• _TASK REQUIREMENTS_
Everything from the first line of the data below through the line that contains "Chart.register(...registerables);" should be written out exactly, please, and nothing more; the pictures stay out.

• _SUPPLIED INFORMATION_
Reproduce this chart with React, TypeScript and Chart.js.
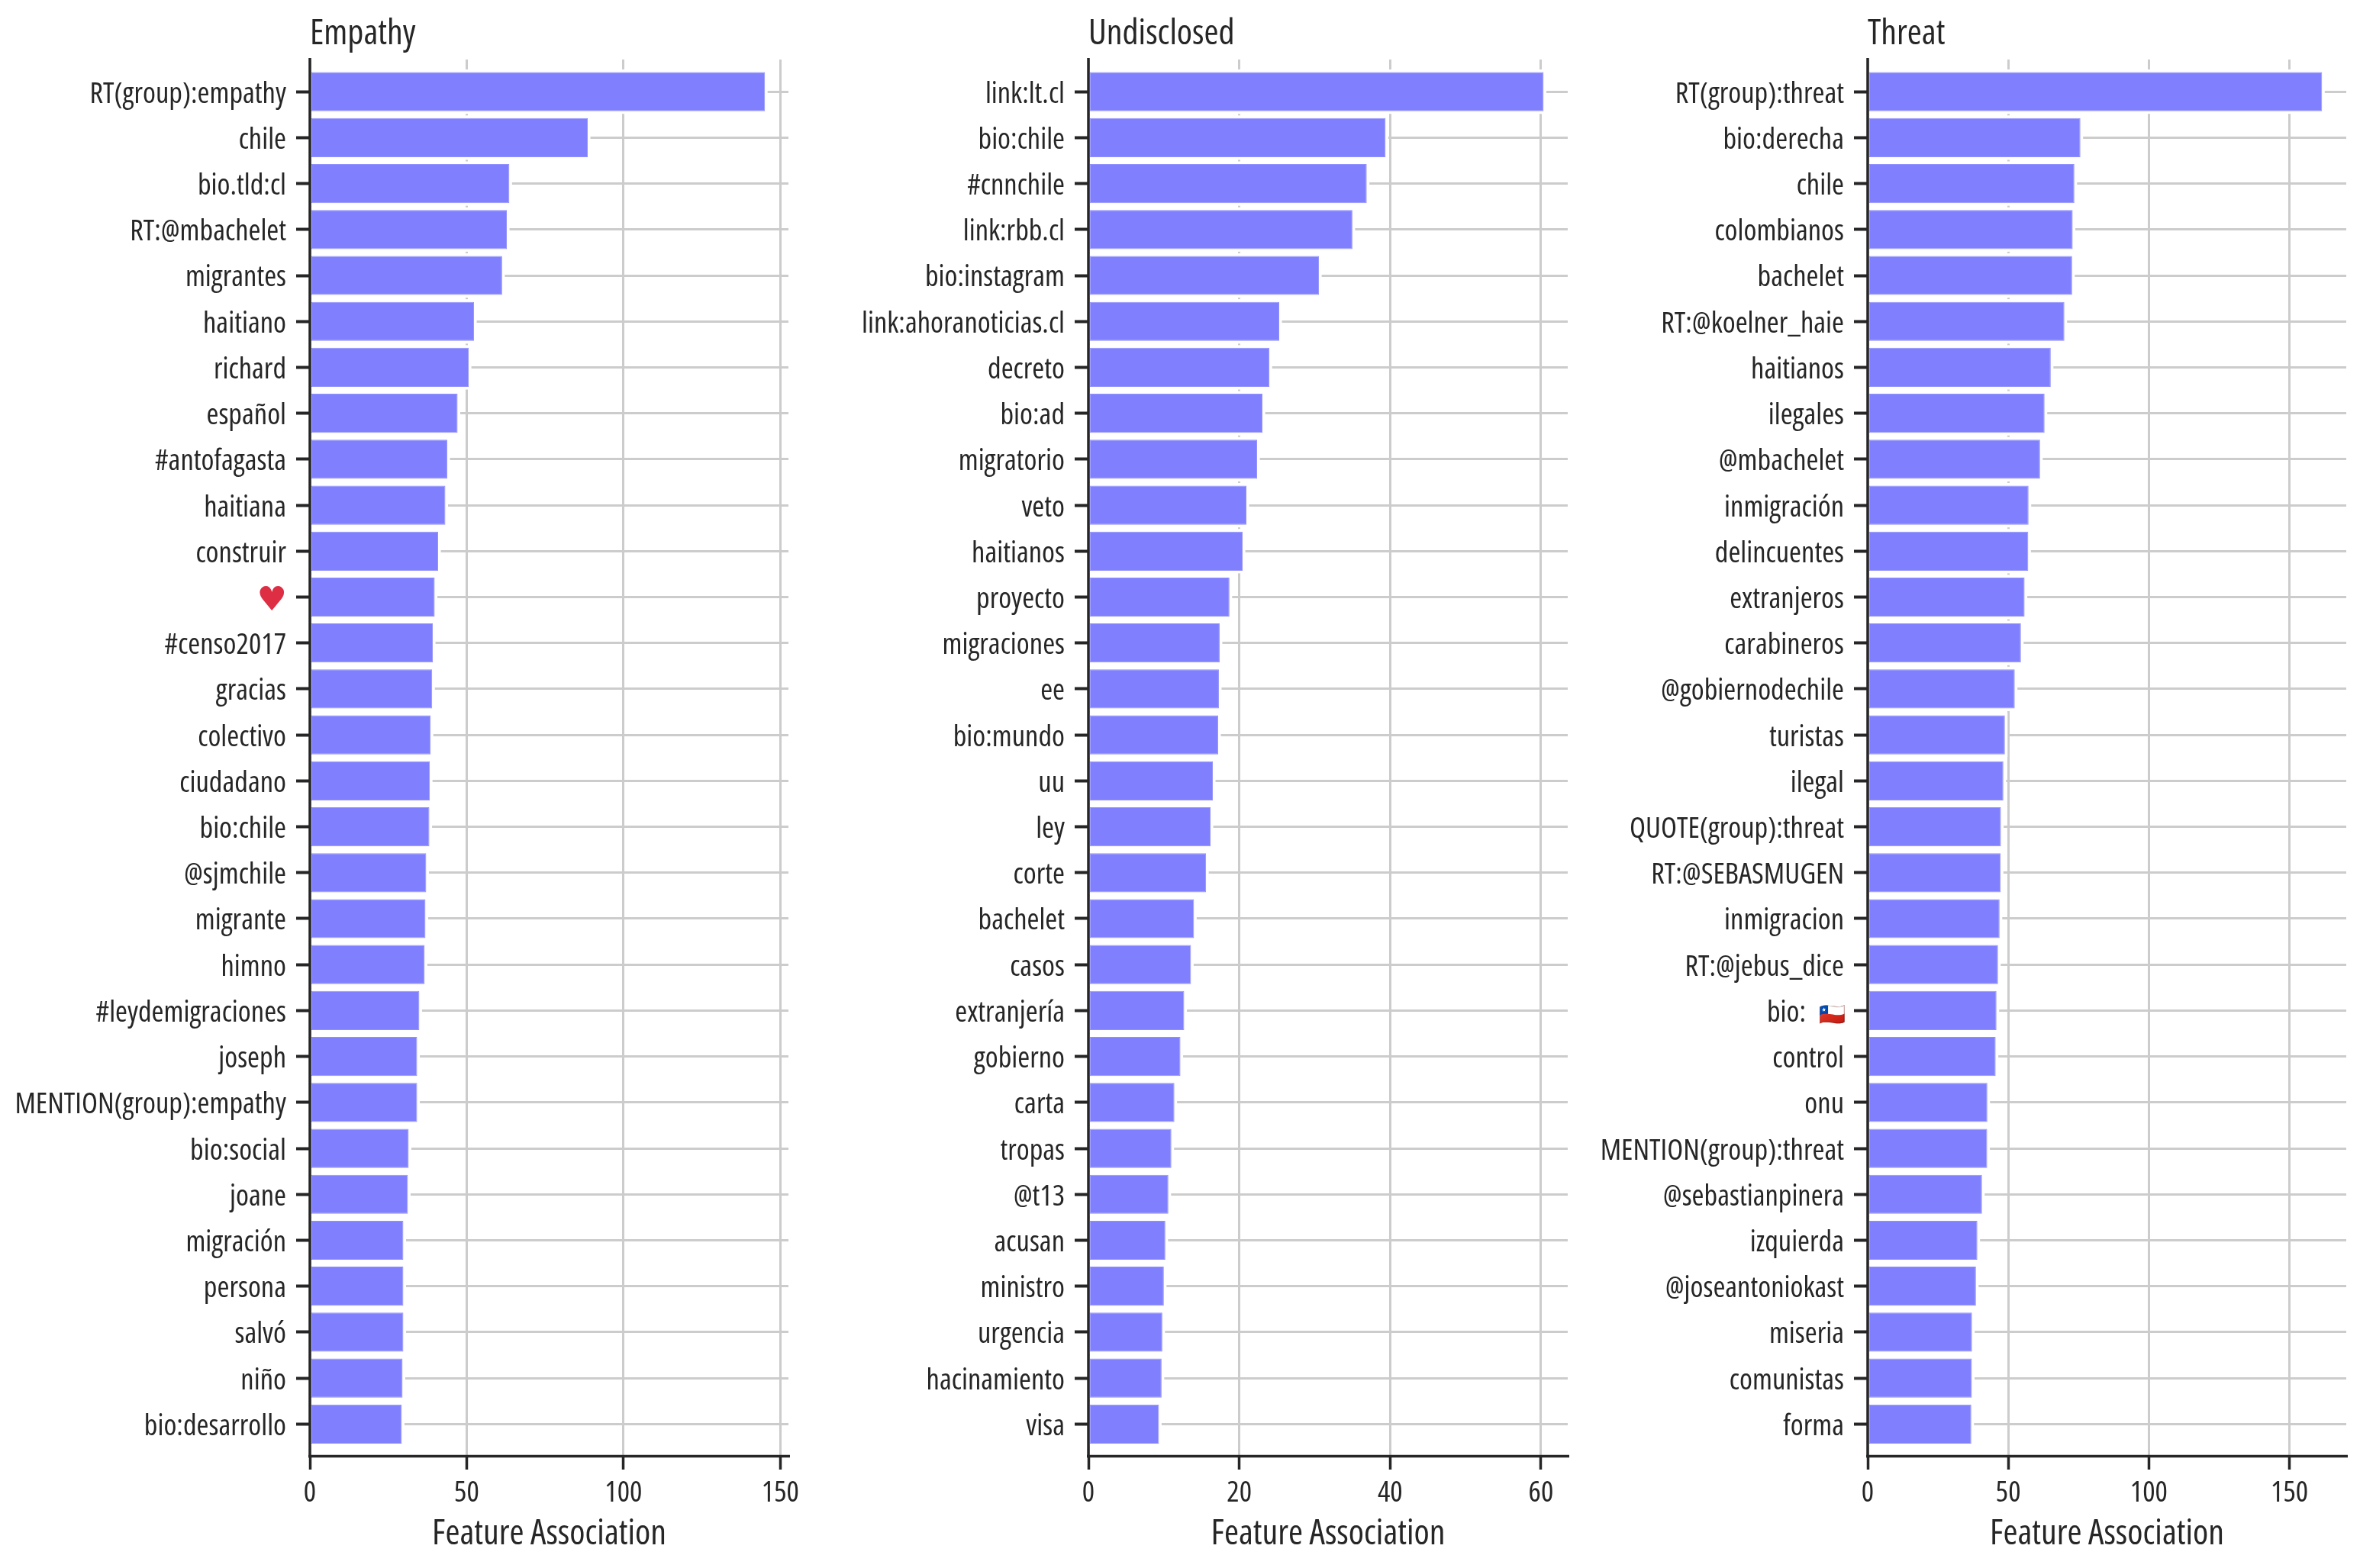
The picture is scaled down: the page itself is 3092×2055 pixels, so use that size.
import React, { useEffect, useRef } from "react";
import { Chart, registerables } from "chart.js";

Chart.register(...registerables);

const FLAG = "\u{1F1E8}\u{1F1F1}";
const HEART = "\u2665";
const BIO_FLAG = "bio:\u00A0\u00A0\u00A0\u00A0\u00A0\u00A0\u00A0";

const empathyLabels = ["RT(group):empathy","chile","bio.tld:cl","RT:@mbachelet","migrantes","haitiano","richard","español","#antofagasta","haitiana","construir",HEART,"#censo2017","gracias","colectivo","ciudadano","bio:chile","@sjmchile","migrante","himno","#leydemigraciones","joseph","MENTION(group):empathy","bio:social","joane","migración","persona","salvó","niño","bio:desarrollo"];
const empathyValues = [145.1,88.6,63.6,62.8,61.3,52.35,50.65,47.1,43.8,43.2,40.9,39.8,39.2,39.0,38.5,38.25,38.1,37.1,36.85,36.6,34.9,34.2,34.2,31.5,31.25,29.8,29.8,29.8,29.55,29.3];

const undisclosedLabels = ["link:lt.cl","bio:chile","#cnnchile","link:rbb.cl","bio:instagram","link:ahoranoticias.cl","decreto","bio:ad","migratorio","veto","haitianos","proyecto","migraciones","ee","bio:mundo","uu","ley","corte","bachelet","casos","extranjería","gobierno","carta","tropas","@t13","acusan","ministro","urgencia","hacinamiento","visa"];
const undisclosedValues = [60.35,39.4,36.9,35.0,30.57,25.3,24.0,23.08,22.37,20.95,20.45,18.7,17.4,17.3,17.2,16.5,16.2,15.6,14.0,13.6,12.7,12.2,11.4,11.0,10.6,10.2,10.0,9.8,9.7,9.35];

const threatLabels = ["RT(group):threat","bio:derecha","chile","colombianos","bachelet","RT:@koelner_haie","haitianos","ilegales","@mbachelet","inmigración","delincuentes","extranjeros","carabineros","@gobiernodechile","turistas","ilegal","QUOTE(group):threat","RT:@SEBASMUGEN","inmigracion","RT:@jebus_dice",BIO_FLAG,"control","onu","MENTION(group):threat","@sebastianpinera","izquierda","@joseantoniokast","miseria","comunistas","forma"];
const threatValues = [161.6,75.65,73.5,72.9,72.7,69.95,65.1,62.9,61.3,57.2,57.1,55.8,54.5,52.3,48.8,48.25,47.4,47.3,46.9,46.35,45.8,45.5,42.55,42.5,40.65,39.0,38.5,37.1,37.05,36.85];

const FAMILY = '"Open Sans"';
const INK = "#262626";
const GRID = "#cccccc";
const BAR = "#8080ff";

const haloPlugin = {
  id: "halo",
  beforeDatasetsDraw(chart: any) {
    const ctx = chart.ctx;
    const meta = chart.getDatasetMeta(0);
    ctx.save();
    ctx.fillStyle = "#ffffff";
    for (const el of meta.data) {
      const p = el.getProps(["x", "y", "base", "height"], true);
      ctx.fillRect(p.base, p.y - p.height / 2 - 3.5, p.x - p.base + 3.5, p.height + 7);
    }
    ctx.restore();
  },
};

const spinePlugin = {
  id: "spines",
  afterDraw(chart: any) {
    const { ctx, chartArea: a } = chart;
    ctx.save();
    ctx.strokeStyle = INK;
    ctx.lineWidth = 3.5;
    ctx.beginPath();
    ctx.moveTo(a.left, a.top - 2);
    ctx.lineTo(a.left, a.bottom + 2);
    ctx.moveTo(a.left - 2, a.bottom);
    ctx.lineTo(a.right + 2, a.bottom);
    ctx.stroke();
    ctx.restore();
  },
};

const symbolPlugin = {
  id: "symbolLabels",
  afterDraw(chart: any) {
    const labels: string[] = chart.data.labels;
    const { ctx, chartArea: a } = chart;
    const yScale = chart.scales.y;
    ctx.save();
    ctx.textAlign = "right";
    ctx.textBaseline = "middle";
    const flagAt = labels.indexOf(BIO_FLAG);
    if (flagAt >= 0) {
      ctx.font = '28px "Noto Color Emoji", "Noto Sans"';
      ctx.fillStyle = "#000";
      ctx.fillText(FLAG, a.left - 29, yScale.getPixelForValue(flagAt) + 6);
    }
    const heartAt = labels.indexOf(HEART);
    if (heartAt >= 0) {
      ctx.font = '44px "DejaVu Sans"';
      ctx.fillStyle = "#dd2e44";
      ctx.fillText(HEART, a.left - 30, yScale.getPixelForValue(heartAt) + 6);
    }
    ctx.restore();
  },
};

type Panel = {
  title: string;
  labels: string[];
  values: number[];
  max: number;
  step: number;
  canvasLeft: number;
  canvasWidth: number;
  axisLeft: number;
  axisRight: number;
};

const panels: Panel[] = [
  { title: "Empathy", labels: empathyLabels, values: empathyValues, max: 152.6, step: 50, canvasLeft: 0, canvasWidth: 1060, axisLeft: 406, axisRight: 1033 },
  { title: "Undisclosed", labels: undisclosedLabels, values: undisclosedValues, max: 63.55, step: 20, canvasLeft: 1060, canvasWidth: 1020, axisLeft: 1426, axisRight: 2054 },
  { title: "Threat", labels: threatLabels, values: threatValues, max: 170.2, step: 50, canvasLeft: 2080, canvasWidth: 1012, axisLeft: 2447, axisRight: 3074 },
];

function PanelChart({ p }: { p: Panel }) {
  const ref = useRef<HTMLCanvasElement>(null);
  useEffect(() => {
    const labels = p.labels;
    const chart = new Chart(ref.current!, {
      type: "bar",
      data: {
        labels,
        datasets: [
          {
            data: p.values.map((v, i) => ({ x: v, y: i })),
            backgroundColor: BAR,
            borderColor: "#9090ff",
            borderWidth: 1,
            borderSkipped: false,
            barPercentage: 0.85,
            categoryPercentage: 1,
          },
        ],
      },
      options: {
        indexAxis: "y",
        responsive: false,
        animation: false,
        events: [],
        layout: { padding: { left: 0, top: 0, bottom: 0, right: p.canvasLeft + p.canvasWidth - p.axisRight } },
        plugins: {
          legend: { display: false },
          tooltip: { enabled: false },
          title: {
            display: true,
            text: p.title,
            align: "start",
            fullSize: false,
            color: INK,
            font: { family: FAMILY, size: 46, weight: "condensed" as any },
            padding: { top: 17, bottom: 5.8 },
          },
        },
        scales: {
          x: {
            type: "linear",
            min: 0,
            max: p.max,
            afterFit(s: any) {
              s.height = 146.5;
              s.paddingLeft = 0;
              s.paddingRight = 0;
            },
            ticks: {
              stepSize: p.step,
              includeBounds: false,
              color: INK,
              padding: 8,
              maxRotation: 0,
              font: { family: FAMILY, size: 38.5, weight: "condensed" as any },
            },
            grid: { color: GRID, lineWidth: 3, tickColor: INK, tickWidth: 3.5, tickLength: 17.5 },
            border: { display: false },
            title: {
              display: true,
              text: "Feature Association",
              color: INK,
              font: { family: FAMILY, size: 46, weight: "condensed" as any },
              padding: { top: 0, bottom: 17 },
            },
          },
          y: {
            type: "linear",
            reverse: true,
            min: -0.7,
            max: 29.7,
            offset: false,
            afterBuildTicks(s: any) {
              s.ticks = labels.map((_, i) => ({ value: i }));
            },
            afterFit(s: any) {
              s.width = p.axisLeft - p.canvasLeft;
              s.paddingTop = 0;
              s.paddingBottom = 0;
            },
            ticks: {
              autoSkip: false,
              padding: 13,
              labelOffset: 3.5,
              color: INK,
              font: { family: FAMILY, size: 38.5, weight: "condensed" as any },
              callback: (v: any) => (labels[v] === HEART ? "" : labels[v]),
            },
            grid: { offset: false, color: GRID, lineWidth: 3, tickColor: INK, tickWidth: 4, tickLength: 18 },
            border: { display: false },
          },
        },
      } as any,
      plugins: [haloPlugin, spinePlugin, symbolPlugin],
    });
    return () => chart.destroy();
  }, [p]);
  return (
    <canvas
      ref={ref}
      width={p.canvasWidth}
      height={2055}
      style={{ position: "absolute", left: p.canvasLeft, top: 0, display: "block" }}
    />
  );
}

export default function App() {
  return (
    <div style={{ position: "absolute", left: 0, top: 0, width: 3092, height: 2055, background: "#fff", overflow: "hidden" }}>
      {panels.map((p) => (
        <PanelChart key={p.title} p={p} />
      ))}
    </div>
  );
}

• _RESULT FOR THIS EXERCISE_
Reproduce this chart with React, TypeScript and Chart.js.
The picture is scaled down: the page itself is 3092×2055 pixels, so use that size.
import React, { useEffect, useRef } from "react";
import { Chart, registerables } from "chart.js";

Chart.register(...registerables);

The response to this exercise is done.